Sunday, January 15, 2012

Misplaced Guilt

Just recently, I found myself in the hospital. Nothing major just needed antibiotics administered by IV, or so I thought. But that's another story.  New Year's Eve in the hospital wasn't bad. I had friends and family visit earlier in the evening, and I was feeling pretty good.  Didn't take me long to get bored watching the ball drop in Times Square before I drifted off to sleep. 



About 3:30 a.m., I awoke to my IV stinging. I looked at my arm and saw that it had begun to bleed with saline flowing down my arm.  Sounds worse than it felt.  So, I rang my nurse call button and politely explained my dilemma. She said she would tell my nurse. Well another 20 mins. went by and still my nurse is a no show. I thought, I'll  give it another go.  I pushed the nurse call button again.  Same nurse answered and said she will send my nurse.  O.K., I thought, this could go on all night.   Another 30 mins. lapsed  and still my nurse is  missing in action.  I have grown increasingly passive in my old age and almost felt as if I was being an imposition by ringing.  I liken it to blowing the horn in the car which I rarely do unless it is an extreme situation affecting life and limb.   But, the situation at hand is getting a little ridiculous.  So, I throw on my robe and with IV pole in tow,  I head down the hall to the nurses' station; a bold move for me. Imagine that, there sits my nurse chatting with the other staff.  I have to admit, that did get my blood pressure up a bit. She took one look at my IV and proclaims "well that one blew, I guess it's a full moon"; disconnects me in disgust and sends me back to my room saying she would be down to start another. I felt like a scolded puppy sent off with my tail between my legs like I had done something wrong; misplaced guilt, perhaps?
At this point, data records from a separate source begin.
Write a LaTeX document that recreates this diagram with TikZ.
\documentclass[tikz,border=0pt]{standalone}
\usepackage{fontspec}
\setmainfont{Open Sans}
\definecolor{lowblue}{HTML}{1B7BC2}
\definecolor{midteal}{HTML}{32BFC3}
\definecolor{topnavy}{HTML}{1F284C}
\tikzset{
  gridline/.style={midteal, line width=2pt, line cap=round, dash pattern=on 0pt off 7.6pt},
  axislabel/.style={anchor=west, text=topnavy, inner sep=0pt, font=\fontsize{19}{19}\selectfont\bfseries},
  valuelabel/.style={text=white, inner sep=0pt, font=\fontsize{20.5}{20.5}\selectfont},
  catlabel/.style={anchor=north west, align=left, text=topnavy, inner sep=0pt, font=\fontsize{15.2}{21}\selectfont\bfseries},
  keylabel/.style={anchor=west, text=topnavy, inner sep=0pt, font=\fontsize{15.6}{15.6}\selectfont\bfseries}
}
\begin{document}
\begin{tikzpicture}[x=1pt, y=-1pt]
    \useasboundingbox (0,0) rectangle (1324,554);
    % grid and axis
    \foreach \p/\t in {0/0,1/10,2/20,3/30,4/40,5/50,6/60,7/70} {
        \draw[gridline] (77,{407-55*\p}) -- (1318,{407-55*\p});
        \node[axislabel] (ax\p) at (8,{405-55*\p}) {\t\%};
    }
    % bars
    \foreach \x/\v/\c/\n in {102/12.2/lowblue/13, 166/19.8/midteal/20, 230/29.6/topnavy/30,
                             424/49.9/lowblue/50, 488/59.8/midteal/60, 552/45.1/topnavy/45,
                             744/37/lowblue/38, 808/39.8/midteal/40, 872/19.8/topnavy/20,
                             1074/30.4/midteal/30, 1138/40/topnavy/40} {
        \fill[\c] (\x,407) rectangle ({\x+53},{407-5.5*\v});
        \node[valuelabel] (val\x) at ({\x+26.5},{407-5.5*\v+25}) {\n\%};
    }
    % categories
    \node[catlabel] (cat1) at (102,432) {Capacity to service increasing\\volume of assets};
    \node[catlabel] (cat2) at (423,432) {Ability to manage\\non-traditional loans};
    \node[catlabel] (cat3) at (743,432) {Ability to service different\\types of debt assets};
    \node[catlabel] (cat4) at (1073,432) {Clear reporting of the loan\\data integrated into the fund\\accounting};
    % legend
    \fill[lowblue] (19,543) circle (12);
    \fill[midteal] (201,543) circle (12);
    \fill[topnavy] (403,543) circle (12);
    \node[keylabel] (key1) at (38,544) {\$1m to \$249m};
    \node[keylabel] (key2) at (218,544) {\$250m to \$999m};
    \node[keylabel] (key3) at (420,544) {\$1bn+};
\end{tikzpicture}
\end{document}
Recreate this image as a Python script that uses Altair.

Now aware of my nurse's current demeanor, I wasn't particularly keen on the notion of  her attempting to search for a new vein. Obviously she is not happy with having to work on New Year's eve and for some reason, unbenownst to me, she's not too  pleased with me.  Nevertheless, I retreat to my room thinking she will be down in a few minutes to take out her pent-up aggression on me. As she walks past my door and spies me sitting on the side of the bed, she shouts loudly, "you might as well get back in the bed because it will be 6:00 am. before you get another IV started". What is it with this woman?  Did she jump out of bed this morning determined to be rude to everyone or am I just a lucky victim?   She finally comes into the room, with a scowl on her face.  I just  had to know;  "so may I ask why it will be so long before I get another IV started", I asked in a meek tone? She loudly snaps " because I don't have time".  Yep, I was in shock, and at a loss for words. Granted, I'm not in a life and death situation here, but  my thoughts turn to the poor patients that are and are unable to get out of the bed and trek to the nurses' station should they get in some type of distress.  That's a sad and terrifying thought. Now my blood is really beginning to boil.   If she had told me they had a staff shortage for that shift or that they had an emergency with another patient, I would have understood, but there is just no excuse for rudeness.
Six a.m. came and went,  then 6:30 a.m.; no nurse, no IV. Now keep in mind, this ordeal first began at 3:30 a.m.  I've had three long hours to stew.  All niceties are out the window.  It's daylight now, so I want to be presentable when I make my second sojourn  to the nurses' station. I puff my hair, put on a little lipstick  and, once again, begin my trek in my kitty cat p.j.'s with IV in tow. I was on a mission. This time there's an audience at the desk. I hit the jackpot, my nurse, the floor nursing supervisor for the night shift and the supervisor for the upcoming day shift; all present.  I boldly walk up and proclaim, "O.K,  I've been patient, but it has been three hours and I still have no IV."  You would have thought the queen had appeared.  I've never seen so much scurrying around.  I now have two RN  nursing supervisors offering their apologies, one visibly humbled night nurse not uttering a  peep and a new IV line. Was that so difficult?  For the sake of all mankind, if you wake up in the morning with a bad attitude and with the determination to be rude and unkind to others, please do us kind, compassionate human beings a favor and take a sick day.